The article quotes a paper by, "Hao et. al." which concludes: "Finally, given th...

The article quotes a paper by, "Hao et. al." which concludes:

"Finally, given the success that Transformers have had as models of natural language, it is perhaps surprising that these models’ expressive power seems to be best characterized (or at least bounded) in terms of circuit complexity. Mathematical explorations of natural language have most commonly employed the approach to language complexity afforded by the Chomsky hierarchy and its refinements, which is based on automata and formal grammars. The apparent incomparability of these approaches suggests that the exploration of different types of Transformer models might offer a new approach to the study of the formal properties of natural language."
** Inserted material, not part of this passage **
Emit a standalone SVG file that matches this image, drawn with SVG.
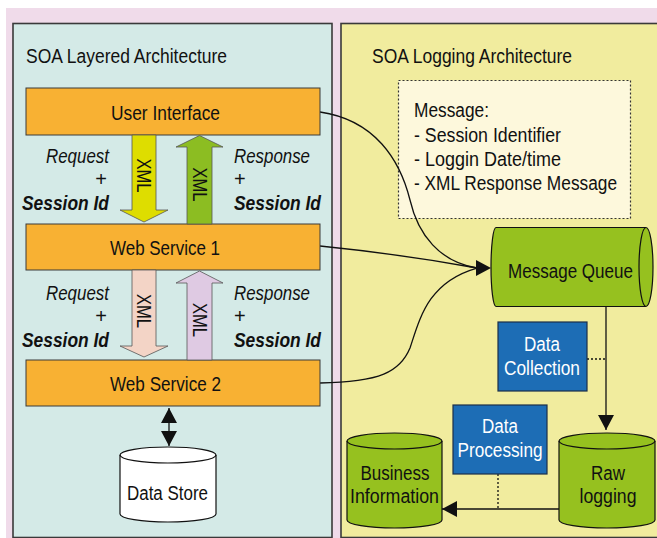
<svg xmlns="http://www.w3.org/2000/svg" width="657" height="538" viewBox="0 0 657 538">
  <style>
    text { font-family: "Liberation Sans", Arial, sans-serif; font-size: 20px; fill: #111; }
    .mid { text-anchor: middle; }
    .it { font-style: italic; }
    .bi { font-style: italic; font-weight: bold; }
    .white { fill: #fff; }
    .panel { stroke: #3a3a3a; stroke-width: 1.6; }
    .layer { fill: #f8b133; stroke: #3a3a3a; stroke-width: 1; }
    .blue { fill: #1d6db5; stroke: #1b2f4a; stroke-width: 1.2; }
    .cyl { fill: #96c11f; stroke: #111; stroke-width: 1.2; }
    .fat { stroke: #555; stroke-width: 0.8; }
    .line { fill: none; stroke: #111; stroke-width: 1.3; }
    .dot { fill: none; stroke: #111; stroke-width: 1.3; stroke-dasharray: 2 2; }
    .head { fill: #111; }
  </style>
  <defs>
    <marker id="arr" markerUnits="userSpaceOnUse" markerWidth="15" markerHeight="16" refX="15" refY="8" orient="auto">
      <path d="M0,0 L15,8 L0,16 Z" fill="#111"/>
    </marker>
    <marker id="arrStart" markerUnits="userSpaceOnUse" markerWidth="15" markerHeight="16" refX="0" refY="8" orient="auto">
      <path d="M15,0 L0,8 L15,16 Z" fill="#111"/>
    </marker>
  </defs>

  <!-- backdrop -->
  <rect x="0" y="0" width="657" height="538" fill="#fff"/>
  <rect x="6" y="8" width="651" height="530" fill="#f0dbea"/>

  <!-- panels -->
  <g id="panel-layered">
    <rect class="panel" x="13" y="23.5" width="319" height="514" fill="#d4eae7"/>
    <text x="26" y="63" textLength="201" lengthAdjust="spacingAndGlyphs">SOA Layered Architecture</text>
  </g>
  <g id="panel-logging">
    <rect class="panel" x="341" y="23.5" width="320" height="514" fill="#f1ec9e"/>
    <text x="372" y="63" textLength="200" lengthAdjust="spacingAndGlyphs">SOA Logging Architecture</text>
  </g>

  <!-- message note -->
  <g id="message-note">
    <rect x="398.5" y="80.5" width="232" height="138" fill="#fdf8dc" stroke="#333" stroke-width="1.2" stroke-dasharray="2 2"/>
    <text x="414" y="117" textLength="75" lengthAdjust="spacingAndGlyphs">Message:</text>
    <text x="414" y="142" textLength="147" lengthAdjust="spacingAndGlyphs">- Session Identifier</text>
    <text x="414" y="166" textLength="147" lengthAdjust="spacingAndGlyphs">- Loggin Date/time</text>
    <text x="414" y="190" textLength="203" lengthAdjust="spacingAndGlyphs">- XML Response Message</text>
  </g>

  <!-- connectors -->
  <g id="connectors">
    <path class="line" d="M320,112 C375,120 400,160 410,200 C418,235 440,262 477,268"/>
    <path class="line" d="M320,246 Q400,254 477,268"/>
    <path class="line" d="M320,383 C380,382 400,372 410,348 C420,318 428,282 477,268"/>
    <path class="head" d="M476,260 L491,268 L476,276 Z"/>
    <line class="line" x1="606" y1="307" x2="606" y2="430" marker-end="url(#arr)"/>
    <line class="line" x1="559" y1="509" x2="442" y2="509" marker-end="url(#arr)"/>
    <line class="dot" x1="587" y1="359" x2="606" y2="359"/>
    <line class="dot" x1="498" y1="474" x2="498" y2="509"/>
    <line class="line" x1="169" y1="408" x2="169" y2="446" marker-start="url(#arrStart)" marker-end="url(#arr)"/>
  </g>

  <!-- layers -->
  <g id="user-interface">
    <rect class="layer" x="26" y="88" width="294" height="47"/>
    <text class="mid" x="165.5" y="120" textLength="109" lengthAdjust="spacingAndGlyphs">User Interface</text>
  </g>
  <g id="web-service-1">
    <rect class="layer" x="26" y="224" width="294" height="46"/>
    <text class="mid" x="165" y="255" textLength="110" lengthAdjust="spacingAndGlyphs">Web Service 1</text>
  </g>
  <g id="web-service-2">
    <rect class="layer" x="26" y="360" width="294" height="46"/>
    <text class="mid" x="165.5" y="391" textLength="111" lengthAdjust="spacingAndGlyphs">Web Service 2</text>
  </g>

  <!-- XML flows between layers -->
  <g id="flow-request-1">
    <path class="fat" fill="#dedd00" d="M132,135 H156 V210 H168 L144,222 L120,210 H132 Z"/>
    <text transform="translate(137,175.5) rotate(90)" class="mid" textLength="34" lengthAdjust="spacingAndGlyphs">XML</text>
  </g>
  <g id="flow-response-1">
    <path class="fat" fill="#8cbd22" d="M187,224 V147 H176 L199.5,135.5 L223,147 H212 V224 Z"/>
    <text transform="translate(192.5,184.5) rotate(90)" class="mid" textLength="34" lengthAdjust="spacingAndGlyphs">XML</text>
  </g>
  <g id="flow-request-2">
    <path class="fat" fill="#f3d4c6" d="M132,270 H156 V346 H168 L144,357 L120,346 H132 Z"/>
    <text transform="translate(137,311) rotate(90)" class="mid" textLength="34" lengthAdjust="spacingAndGlyphs">XML</text>
  </g>
  <g id="flow-response-2">
    <path class="fat" fill="#dfcae3" d="M187,360 V283 H176 L199.5,271 L223,283 H212 V360 Z"/>
    <text transform="translate(192.5,320) rotate(90)" class="mid" textLength="34" lengthAdjust="spacingAndGlyphs">XML</text>
  </g>

  <!-- flow captions -->
  <g id="caption-request-1">
    <text class="it" x="109" y="163" text-anchor="end" textLength="63" lengthAdjust="spacingAndGlyphs">Request</text>
    <text x="107" y="186" text-anchor="end">+</text>
    <text class="bi" x="109" y="210" text-anchor="end" textLength="87" lengthAdjust="spacingAndGlyphs">Session Id</text>
  </g>
  <g id="caption-response-1">
    <text class="it" x="234" y="163" textLength="76" lengthAdjust="spacingAndGlyphs">Response</text>
    <text x="234" y="186">+</text>
    <text class="bi" x="234" y="210" textLength="87" lengthAdjust="spacingAndGlyphs">Session Id</text>
  </g>
  <g id="caption-request-2">
    <text class="it" x="109" y="300" text-anchor="end" textLength="63" lengthAdjust="spacingAndGlyphs">Request</text>
    <text x="107" y="323" text-anchor="end">+</text>
    <text class="bi" x="109" y="347" text-anchor="end" textLength="87" lengthAdjust="spacingAndGlyphs">Session Id</text>
  </g>
  <g id="caption-response-2">
    <text class="it" x="234" y="300" textLength="76" lengthAdjust="spacingAndGlyphs">Response</text>
    <text x="234" y="323">+</text>
    <text class="bi" x="234" y="347" textLength="87" lengthAdjust="spacingAndGlyphs">Session Id</text>
  </g>

  <!-- data store -->
  <g id="data-store">
    <path d="M120,455 A48,8 0 0 1 216,455 V514 A48,8 0 0 1 120,514 Z" fill="#fff" stroke="#111" stroke-width="1.2"/>
    <path d="M120,455 A48,8 0 0 0 216,455" fill="none" stroke="#111" stroke-width="1.2"/>
    <text class="mid" x="167.5" y="500" textLength="81" lengthAdjust="spacingAndGlyphs">Data Store</text>
  </g>

  <!-- message queue -->
  <g id="message-queue">
    <path class="cyl" d="M646,227.5 H496 A5,39.5 0 0 0 496,306.5 H646 A7,39.5 0 0 0 646,227.5 Z"/>
    <path d="M646,227.5 A7,39.5 0 0 0 646,306.5" fill="none" stroke="#111" stroke-width="1.2"/>
    <text class="mid" x="570.5" y="278" textLength="125" lengthAdjust="spacingAndGlyphs">Message Queue</text>
  </g>

  <!-- processing steps -->
  <g id="data-collection">
    <rect class="blue" x="498" y="322" width="89" height="69"/>
    <text class="mid white" x="542" y="351" textLength="36" lengthAdjust="spacingAndGlyphs">Data</text>
    <text class="mid white" x="542" y="375" textLength="76" lengthAdjust="spacingAndGlyphs">Collection</text>
  </g>
  <g id="data-processing">
    <rect class="blue" x="453" y="405" width="94" height="69"/>
    <text class="mid white" x="500" y="433" textLength="36" lengthAdjust="spacingAndGlyphs">Data</text>
    <text class="mid white" x="500" y="457" textLength="85" lengthAdjust="spacingAndGlyphs">Processing</text>
  </g>

  <!-- stores -->
  <g id="business-information">
    <path class="cyl" d="M347,441 A47.5,8 0 0 1 442,441 V520 A47.5,8 0 0 1 347,520 Z"/>
    <path d="M347,441 A47.5,8 0 0 0 442,441" fill="none" stroke="#111" stroke-width="1.2"/>
    <text class="mid" x="395" y="480" textLength="69" lengthAdjust="spacingAndGlyphs">Business</text>
    <text class="mid" x="394.5" y="503" textLength="89" lengthAdjust="spacingAndGlyphs">Information</text>
  </g>
  <g id="raw-logging">
    <path class="cyl" d="M559,441 A48,8 0 0 1 655,441 V520 A48,8 0 0 1 559,520 Z"/>
    <path d="M559,441 A48,8 0 0 0 655,441" fill="none" stroke="#111" stroke-width="1.2"/>
    <text class="mid" x="608" y="480" textLength="34" lengthAdjust="spacingAndGlyphs">Raw</text>
    <text class="mid" x="608" y="503" textLength="57" lengthAdjust="spacingAndGlyphs">logging</text>
  </g>
</svg>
A few years ago I found a paper that made the argument that Chomsky's hierarchy of formal languages is not necessarily the only mathematical hierarchy that can exist over languages. The author advocated that other ways of systematizing the classification of languages could lead to both a different hierarchy and new insights. He lamented that the strength of Chomsky's work and reputation might have inadvertently discouraged us from questioning it and looking for alternatives - especially ones which do more to capture what we intuitively mean by natural language parsing ability.

Edit: The OP article author interprets the first quote as, "maybe human language is simpler than we thought, and doesn't require higher levels of the Chomsky hierarchy... We might be Transformers!" However in light of that other paper I mentioned, it's more like there might be another hierarchy of languages different from and parallel to Chomsky's hierarchy, with different boundaries for the levels that cover the space differently than Chomsky's.
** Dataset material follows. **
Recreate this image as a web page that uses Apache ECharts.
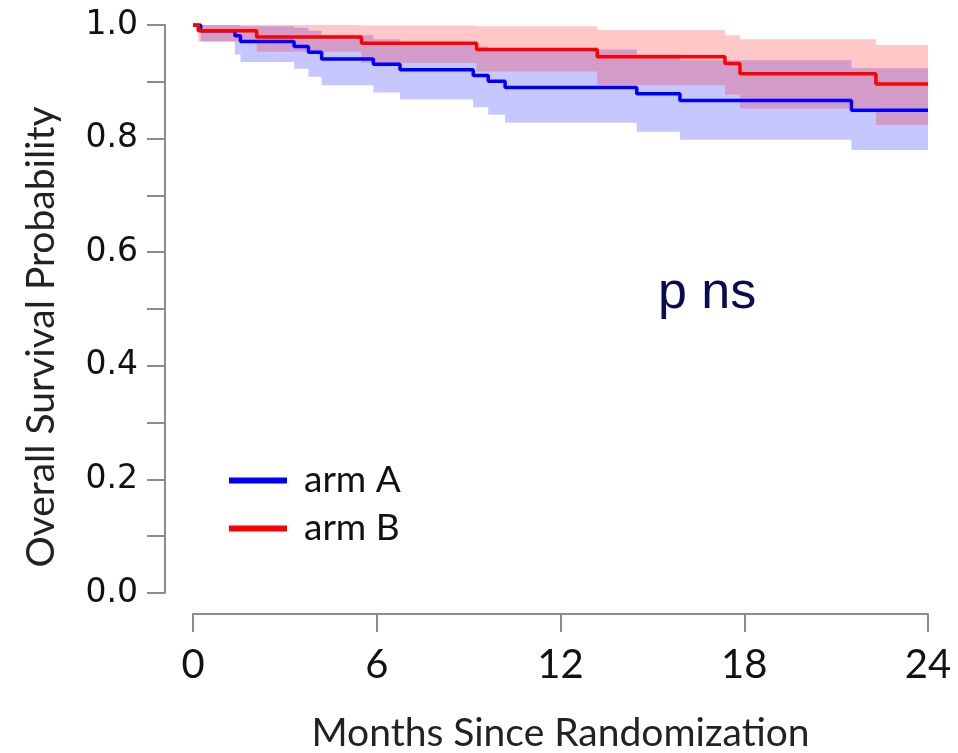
<!DOCTYPE html>
<html>
<head>
<meta charset="utf-8">
<script src="https://cdn.jsdelivr.net/npm/echarts@6/dist/echarts.min.js"></script>
<style>
html,body{margin:0;padding:0;background:#fff;}
#chart{width:958px;height:753px;}
</style>
</head>
<body>
<div id="chart"></div>
<script>
// ---- Data ----
const xTicks = [0, 6, 12, 18, 24];
const yTicks = [0.0, 0.2, 0.4, 0.6, 0.8, 1.0];

// arm A (blue): step start times, survival, 95% CI lower / upper
const armA_t  = [0,    0.25, 1.37,  1.55,  3.3,   3.77,  4.2,   5.89,  6.76,  9.15,  9.64,  10.19, 14.49, 15.9,  21.5];
const armA_s  = [1.0,  0.99, 0.981, 0.971, 0.962, 0.952, 0.94,  0.931, 0.921, 0.911, 0.901, 0.89,  0.879, 0.867, 0.85];
const armA_lo = [1.0,  0.971,0.948, 0.935, 0.923, 0.909, 0.894, 0.881, 0.869, 0.855, 0.842, 0.828, 0.812, 0.798, 0.78];
const armA_hi = [1.0,  1.0,  1.0,   0.998, 0.995, 0.99,  0.982, 0.975, 0.969, 0.962, 0.957, 0.957, 0.948, 0.938, 0.924];

// arm B (red)
const armB_t  = [0,    0.17,  2.08,  5.5,   9.26,  13.2,  17.37, 17.86, 22.3];
const armB_s  = [1.0,  0.99,  0.979, 0.968, 0.957, 0.944, 0.932, 0.914, 0.896];
const armB_lo = [1.0,  0.971, 0.953, 0.933, 0.918, 0.894, 0.877, 0.853, 0.824];
const armB_hi = [1.0,  1.0,   1.0,   0.999, 0.998, 0.991, 0.982, 0.975, 0.965];

const tEnd = 24;

function stepLine(t, s) {
  const d = t.map((v, i) => [v, s[i]]);
  d.push([tEnd, s[s.length - 1]]);
  return d;
}

function bandSeries(name, t, lo, hi, color) {
  return {
    type: 'custom',
    name: name,
    silent: true,
    z: 1,
    data: [0],
    renderItem: function (params, api) {
      const pts = [];
      for (let i = 0; i < t.length; i++) {
        const t1 = i + 1 < t.length ? t[i + 1] : tEnd;
        pts.push(api.coord([t[i], hi[i]]));
        pts.push(api.coord([t1, hi[i]]));
      }
      for (let i = t.length - 1; i >= 0; i--) {
        const t1 = i + 1 < t.length ? t[i + 1] : tEnd;
        pts.push(api.coord([t1, lo[i]]));
        pts.push(api.coord([t[i], lo[i]]));
      }
      return { type: 'polygon', shape: { points: pts }, style: { fill: color } };
    }
  };
}

const chart = echarts.init(document.getElementById('chart'), null, { renderer: 'canvas' });

const axisGray = '#8c8c8c';

chart.setOption({
  animation: false,
  backgroundColor: '#ffffff',
  grid: { left: 193, right: 30, top: 25, bottom: 160, containLabel: false, outerBoundsMode: 'none' },
  xAxis: {
    type: 'value',
    min: 0, max: 24, interval: 6,
    offset: 21,
    name: 'Months Since Randomization',
    nameLocation: 'middle',
    nameGap: 100,
    nameTextStyle: { fontFamily: 'Lato', fontSize: 39, color: '#222' },
    axisLine: { show: true, onZero: false, lineStyle: { color: axisGray, width: 2 } },
    axisTick: { show: true, length: 18, lineStyle: { color: axisGray, width: 2 } },
    axisLabel: {
      fontFamily: 'Lato', fontSize: 40, color: '#111', margin: 31,
      formatter: v => xTicks.includes(v) ? String(v) : ''
    },
    splitLine: { show: false }
  },
  yAxis: {
    type: 'value',
    min: 0, max: 1, interval: 0.2,
    offset: 28,
    name: 'Overall Survival Probability',
    nameLocation: 'middle',
    nameRotate: 90,
    nameGap: 104,
    nameTextStyle: { fontFamily: 'Lato', fontSize: 39, color: '#222', padding: [0, 56, 0, 0] },
    axisLine: { show: true, onZero: false, lineStyle: { color: axisGray, width: 2 } },
    axisTick: { show: true, length: 18, lineStyle: { color: axisGray, width: 2 } },
    minorTick: { show: true, splitNumber: 2, length: 18, lineStyle: { color: axisGray, width: 2 } },
    axisLabel: {
      fontFamily: 'DejaVu Sans', fontSize: 33, color: '#111', margin: 27,
      formatter: v => {
        const m = yTicks.find(y => Math.abs(y - v) < 1e-9);
        return m === undefined ? '' : m.toFixed(1);
      }
    },
    splitLine: { show: false },
    minorSplitLine: { show: false }
  },
  legend: {
    orient: 'vertical',
    left: 224, top: 457,
    itemWidth: 58, itemHeight: 6,
    itemGap: 11,
    icon: 'rect',
    data: ['arm A', 'arm B'],
    textStyle: { fontFamily: 'Lato', fontSize: 37, color: '#111', padding: [0, 0, 0, 12] }
  },
  graphic: [
    { type: 'text', left: 658, top: 268,
      style: { text: 'p ns', font: '52px "Liberation Sans"', fill: '#0b0b50' } }
  ],
  series: [
    bandSeries('armA_ci', armA_t, armA_lo, armA_hi, 'rgba(0,0,255,0.22)'),
    bandSeries('armB_ci', armB_t, armB_lo, armB_hi, 'rgba(255,0,0,0.22)'),
    { type: 'line', name: 'arm A', step: 'end', showSymbol: false, symbol: 'none', z: 3,
      data: stepLine(armA_t, armA_s), lineStyle: { color: '#0000ff', width: 3.5 }, itemStyle: { color: '#0000ff' } },
    { type: 'line', name: 'arm B', step: 'end', showSymbol: false, symbol: 'none', z: 4,
      data: stepLine(armB_t, armB_s), lineStyle: { color: '#ff0000', width: 3.5 }, itemStyle: { color: '#ff0000' } }
  ]
});
</script>
</body>
</html>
As for how such a thing is possible in detail, remember that a lot of the Chomsky language hierarchy require looking at behavior "in the limit" or "unbounded" in the sense that no finite parser of a lower level can parse all (unbounded) sentences of the higher complexity language. (But an arbitrarily sized lesser-complexity parser can parse sentences of bounded subset of the higher-complexity language.)

And it may be that for parsing actual human language pertaining to a non-infinite world, such arguments as the Chomsky hierarchy deals with are no more relevant than arguing that our physical computers aren't truly universal Turing machines because they have finite memory. Technically correct, yet also irrelevant to most of the practical uses we have found for them!